Start with the line that contains "Recreate this image" and end with the line that contains "cumX.push(cumX[k] + rowTot[k]);"; retype those lines and the ones between them exactly, without any pictures.

(Dataset records)
_ _ _

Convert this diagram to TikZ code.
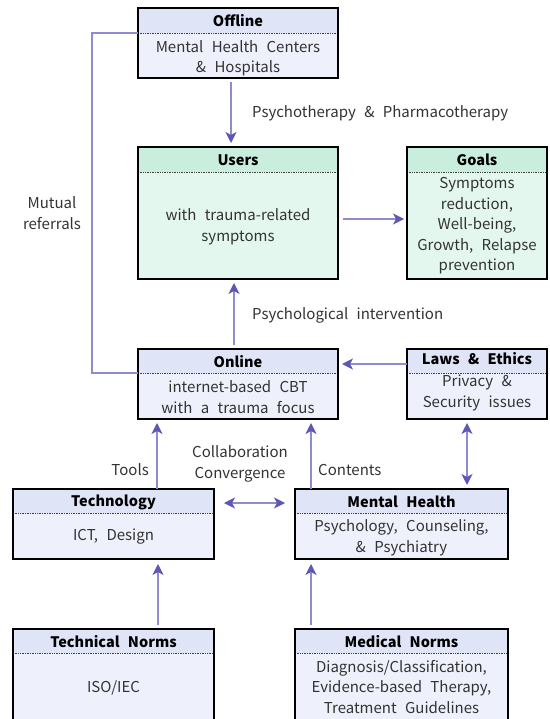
\documentclass[tikz,border=0pt]{standalone}
\usepackage{fontspec}
\setmainfont{Noto Sans CJK KR}[WordSpace=2.5]
\usetikzlibrary{arrows.meta,calc,fit}
\definecolor{headB}{HTML}{DFE4F6}
\definecolor{bodyB}{HTML}{EEF1FB}
\definecolor{headG}{HTML}{C9EEDD}
\definecolor{bodyG}{HTML}{E3F7EE}
\definecolor{lineC}{HTML}{8F8BD3}
\definecolor{tipC}{HTML}{5F57B5}
\definecolor{txtC}{HTML}{333333}
\tikzset{
  boxline/.style={line width=2.6pt, draw=black},
  divline/.style={densely dotted, line width=0.7pt, draw=black!75},
  boxfit/.style={inner sep=0pt, outer sep=0pt},
  headtxt/.style={font=\fontsize{14.5}{20}\selectfont\bfseries, text=black, inner sep=0pt},
  bodytxt/.style={font=\fontsize{15}{20.5}\selectfont, text=txtC, align=center, inner sep=0pt},
  lbl/.style={font=\fontsize{15}{20.5}\selectfont, text=txtC, align=center, inner sep=0pt},
  conn/.style={line width=1.2pt, draw=lineC, -{Stealth[length=11pt,width=11pt,inset=3pt,color=tipC]}},
  dconn/.style={line width=1.2pt, draw=lineC, {Stealth[length=11pt,width=11pt,inset=3pt,color=tipC]}-{Stealth[length=11pt,width=11pt,inset=3pt,color=tipC]}},
  plain/.style={line width=1.2pt, draw=lineC}
}
% name, x1, y1, x2, y2, divider y, header colour, body colour
\newcommand\dbox[8]{%
  \fill[#8] (#2,#3) rectangle (#4,#5);
  \fill[#7] (#2,#3) rectangle (#4,#6);
  \draw[divline] (#2,#6) -- (#4,#6);
  \draw[boxline] (#2,#3) rectangle (#4,#5);
  \node[boxfit, fit={(#2,#3) (#4,#5)}] (#1) {};
}
\begin{document}
\begin{tikzpicture}[x=1pt,y=-1pt]
\useasboundingbox (0,0) rectangle (549,719);
\fill[white] (0,0) rectangle (549,719);

\dbox{off}{138}{8}{338}{78}{33}{headB}{bodyB}
\dbox{users}{138}{147}{338}{279}{172}{headG}{bodyG}
\dbox{goals}{407}{147}{547}{279}{172}{headG}{bodyG}
\dbox{online}{138}{349}{338}{419}{373}{headB}{bodyB}
\dbox{laws}{407}{349}{547}{419}{373}{headB}{bodyB}
\dbox{tech}{13}{489}{214}{559}{513}{headB}{bodyB}
\dbox{mh}{295}{489}{508}{559}{513}{headB}{bodyB}
\dbox{tnorm}{13}{629}{214}{735}{653}{headB}{bodyB}
\dbox{mnorm}{295}{629}{508}{735}{653}{headB}{bodyB}

% box texts
\node[headtxt] (off-h) at (238,21) {Offline};
\node[bodytxt] (off-b) at (238,58) {Mental Health Centers\\\& Hospitals};
\node[headtxt] (users-h) at (238,160) {Users};
\node[bodytxt] (users-b) at (238,227) {with trauma-related\\symptoms};
\node[headtxt] (goals-h) at (477,160) {Goals};
\node[bodytxt] (goals-b) at (477,226) {Symptoms\\reduction,\\Well-being,\\Growth, Relapse\\prevention};
\node[headtxt] (online-h) at (238,362) {Online};
\node[bodytxt] (online-b) at (238,397) {internet-based CBT\\with a trauma focus};
\node[headtxt] (laws-h) at (477,359) {Laws \& Ethics};
\node[bodytxt] (laws-b) at (477,393) {Privacy \&\\Security issues};
\node[headtxt] (tech-h) at (113.5,502) {Technology};
\node[bodytxt] (tech-b) at (113.5,537) {ICT, Design};
\node[headtxt] (mh-h) at (401.5,502) {Mental Health};
\node[bodytxt] (mh-b) at (401.5,538) {Psychology, Counseling,\\\& Psychiatry};
\node[headtxt] (tnorm-h) at (113.5,642) {Technical Norms};
\node[bodytxt] (tnorm-b) at (113.5,688) {ISO/IEC};
\node[headtxt] (mnorm-h) at (401.5,642) {Medical Norms};
\node[bodytxt] (mnorm-b) at (401.5,687) {Diagnosis/Classification,\\Evidence-based Therapy,\\Treatment Guidelines};

% labels
\node[lbl, anchor=west] (l-psy) at (252,113) {Psychotherapy \& Pharmacotherapy};
\node[lbl, anchor=west] (l-int) at (252,315) {Psychological intervention};
\node[lbl] (l-mut) at (52,213) {Mutual\\referrals};
\node[lbl] (l-col) at (240,464) {Collaboration\\Convergence};
\node[lbl, anchor=east] (l-tools) at (149,470) {Tools};
\node[lbl, anchor=west] (l-cont) at (318,470) {Contents};

% connectors
\draw[conn] ($(off.south)+(-7,4)$) -- ($(users.north)+(-7,-4)$);
\draw[conn] ($(online.north)+(-4,-4)$) -- ($(users.south)+(-4,4)$);
\draw[conn] ($(users.east)+(5,6)$) -- ($(goals.west)+(-3,6)$);
\draw[conn] ($(laws.west)+(0,-20)$) -- ($(online.east)+(4,-20)$);
\draw[dconn] ($(laws.south)+(-10,4)$) -- ($(laws.south |- mh.north)+(-10,-4)$);
\draw[conn] ($(tech.north)+(43.5,0)$) -- ($(tech.north |- online.south)+(43.5,4)$);
\draw[conn] ($(mh.north)+(-90.5,0)$) -- ($(mh.north |- online.south)+(-90.5,4)$);
\draw[dconn] ($(tech.east)+(10,-21)$) -- ($(mh.west)+(-10,-21)$);
\draw[conn] ($(tnorm.north)+(44.5,-4)$) -- ($(tech.south)+(44.5,5)$);
\draw[conn] ($(mnorm.north)+(-90.5,-4)$) -- ($(mh.south)+(-90.5,5)$);
\draw[plain] ($(off.west)+(0,-10)$) -- ++(-46,0) |- ($(online.west)+(0,-11)$);
\end{tikzpicture}
\end{document}
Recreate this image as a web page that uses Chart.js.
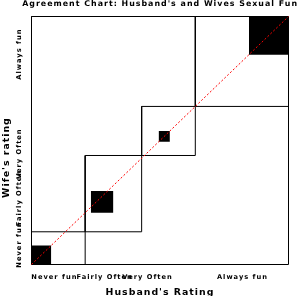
<!DOCTYPE html>
<html><head><meta charset="utf-8">
<script src="https://cdn.jsdelivr.net/npm/chart.js@4.4.1/dist/chart.umd.min.js"></script>
<style>html,body{margin:0;padding:0;background:#fff;overflow:hidden}canvas{display:block}</style>
</head><body>
<canvas id="c" width="298" height="296"></canvas>
<script>
// Rating categories (same for both spouses)
const ratingLabels = ['Never fun', 'Fairly Often', 'Very Often', 'Always fun'];
// Counts: one array per husband's rating, values across wife's rating
const husbandNeverFun    = [7, 7, 2, 3];
const husbandFairlyOften = [2, 8, 3, 7];
const husbandVeryOften   = [1, 5, 4, 9];
const husbandAlwaysFun   = [2, 8, 9, 14];
const chartTitle = "Agreement Chart: Husband's and Wives Sexual Fun";
const xTitle = "Husband's Rating";
const yTitle = "Wife's rating";

const table = [husbandNeverFun, husbandFairlyOften, husbandVeryOften, husbandAlwaysFun];
const K = table.length;
const rowTot = table.map(r => r.reduce((a, b) => a + b, 0));
const colTot = ratingLabels.map((_, j) => table.reduce((a, r) => a + r[j], 0));
const N = rowTot.reduce((a, b) => a + b, 0);
const cumX = [0], cumY = [0];
for (let k = 0; k < K; k++) { cumX.push(cumX[k] + rowTot[k]); cumY.push(cumY[k] + colTot[k]); }

const FONT = 'DejaVu Sans';
const datasets = [];
// diagonal reference line
datasets.push({ data: [{x: 0, y: 0}, {x: N, y: N}], borderColor: '#ff0000', borderWidth: 1, borderDash: [2, 2] });
// observed agreement squares
for (let k = 0; k < K; k++) {
  let ox = 0, oy = 0;
  for (let j = 0; j < k; j++) { ox += table[k][j]; oy += table[j][k]; }
  const x0 = cumX[k] + ox, y0 = cumY[k] + oy, s = table[k][k];
  datasets.push({ data: [{x: x0, y: y0 + s}, {x: x0 + s, y: y0 + s}], borderWidth: 0, borderColor: '#000',
    backgroundColor: '#000', fill: {value: y0} });
}
// marginal boxes
function rect(x0, y0, x1, y1) { return [{x: x0, y: y0}, {x: x1, y: y0}, {x: x1, y: y1}, {x: x0, y: y1}, {x: x0, y: y0}]; }
for (let k = 0; k < K; k++) {
  datasets.push({ data: rect(cumX[k], cumY[k], cumX[k + 1], cumY[k + 1]), borderColor: '#000', borderWidth: 1 });
}
// frame
datasets.push({ data: rect(0, 0, N, N), borderColor: '#000', borderWidth: 1 });
datasets.forEach(d => { d.showLine = true; d.pointRadius = 0; d.tension = 0; d.clip = false; if (d.fill === undefined) d.fill = false; });

const spacing = {
  id: 'spacing',
  beforeLayout(c) { c.ctx.letterSpacing = '1px'; },
  beforeDraw(c) { c.ctx.letterSpacing = '1px'; }
};

new Chart(document.getElementById('c'), {
  type: 'scatter',
  data: { datasets },
  plugins: [spacing],
  options: {
    responsive: false, animation: false, devicePixelRatio: 1,
    layout: { padding: 0 },
    plugins: {
      legend: { display: false }, tooltip: { enabled: false },
      title: { display: true, text: chartTitle, fullSize: true, align: 'end', color: '#000',
        font: { family: FONT, size: 7.9, weight: 'bold', lineHeight: 1 }, padding: { top: -0.3, bottom: 8.9 } }
    },
    scales: {
      x: {
        type: 'linear', min: 0, max: N,
        grid: { display: false }, border: { display: false },
        afterBuildTicks: s => { s.ticks = [8.1, 25.9, 41.1, 74.7].map(v => ({value: v})); },
        afterFit: s => { s.height = 31.5; },
        ticks: { autoSkip: false, minRotation: 0, maxRotation: 0, padding: 0.5, color: '#000',
          font: { family: FONT, size: 6.7, weight: 'bold' }, callback: (v, i) => ratingLabels[i] },
        title: { display: true, text: xTitle, color: '#000', font: { family: FONT, size: 9.4, weight: 'bold', lineHeight: 1 },
          padding: { top: 0, bottom: -1 } }
      },
      y: {
        type: 'linear', min: 0, max: N,
        grid: { display: false }, border: { display: false },
        afterBuildTicks: s => { s.ticks = [7.3, 24.4, 40.7, 77.2].map(v => ({value: v})); },
        afterFit: s => { s.width = 31.5; },
        ticks: { autoSkip: false, minRotation: 90, maxRotation: 90, crossAlign: 'center', padding: -23.5, color: '#000',
          font: { family: FONT, size: 6.7, weight: 'bold' }, callback: (v, i) => ratingLabels[i] },
        title: { display: true, text: yTitle + '\u00a0'.repeat(8), color: '#000', font: { family: FONT, size: 9.4, weight: 'bold', lineHeight: 1 },
          padding: { top: 1.8, bottom: 0 } }
      },
      rightSpace: {
        type: 'linear', position: 'right', min: 0, max: N,
        grid: { display: false }, border: { display: false }, ticks: { display: false },
        afterFit: s => { s.width = 9.5; }
      }
    }
  }
});
</script>
</body></html>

_ _ _

# [The output]
Recreate this image as a web page that uses Chart.js.
<!DOCTYPE html>
<html><head><meta charset="utf-8">
<script src="https://cdn.jsdelivr.net/npm/chart.js@4.4.1/dist/chart.umd.min.js"></script>
<style>html,body{margin:0;padding:0;background:#fff;overflow:hidden}canvas{display:block}</style>
</head><body>
<canvas id="c" width="298" height="296"></canvas>
<script>
// Rating categories (same for both spouses)
const ratingLabels = ['Never fun', 'Fairly Often', 'Very Often', 'Always fun'];
// Counts: one array per husband's rating, values across wife's rating
const husbandNeverFun    = [7, 7, 2, 3];
const husbandFairlyOften = [2, 8, 3, 7];
const husbandVeryOften   = [1, 5, 4, 9];
const husbandAlwaysFun   = [2, 8, 9, 14];
const chartTitle = "Agreement Chart: Husband's and Wives Sexual Fun";
const xTitle = "Husband's Rating";
const yTitle = "Wife's rating";

const table = [husbandNeverFun, husbandFairlyOften, husbandVeryOften, husbandAlwaysFun];
const K = table.length;
const rowTot = table.map(r => r.reduce((a, b) => a + b, 0));
const colTot = ratingLabels.map((_, j) => table.reduce((a, r) => a + r[j], 0));
const N = rowTot.reduce((a, b) => a + b, 0);
const cumX = [0], cumY = [0];
for (let k = 0; k < K; k++) { cumX.push(cumX[k] + rowTot[k]); cumY.push(cumY[k] + colTot[k]); }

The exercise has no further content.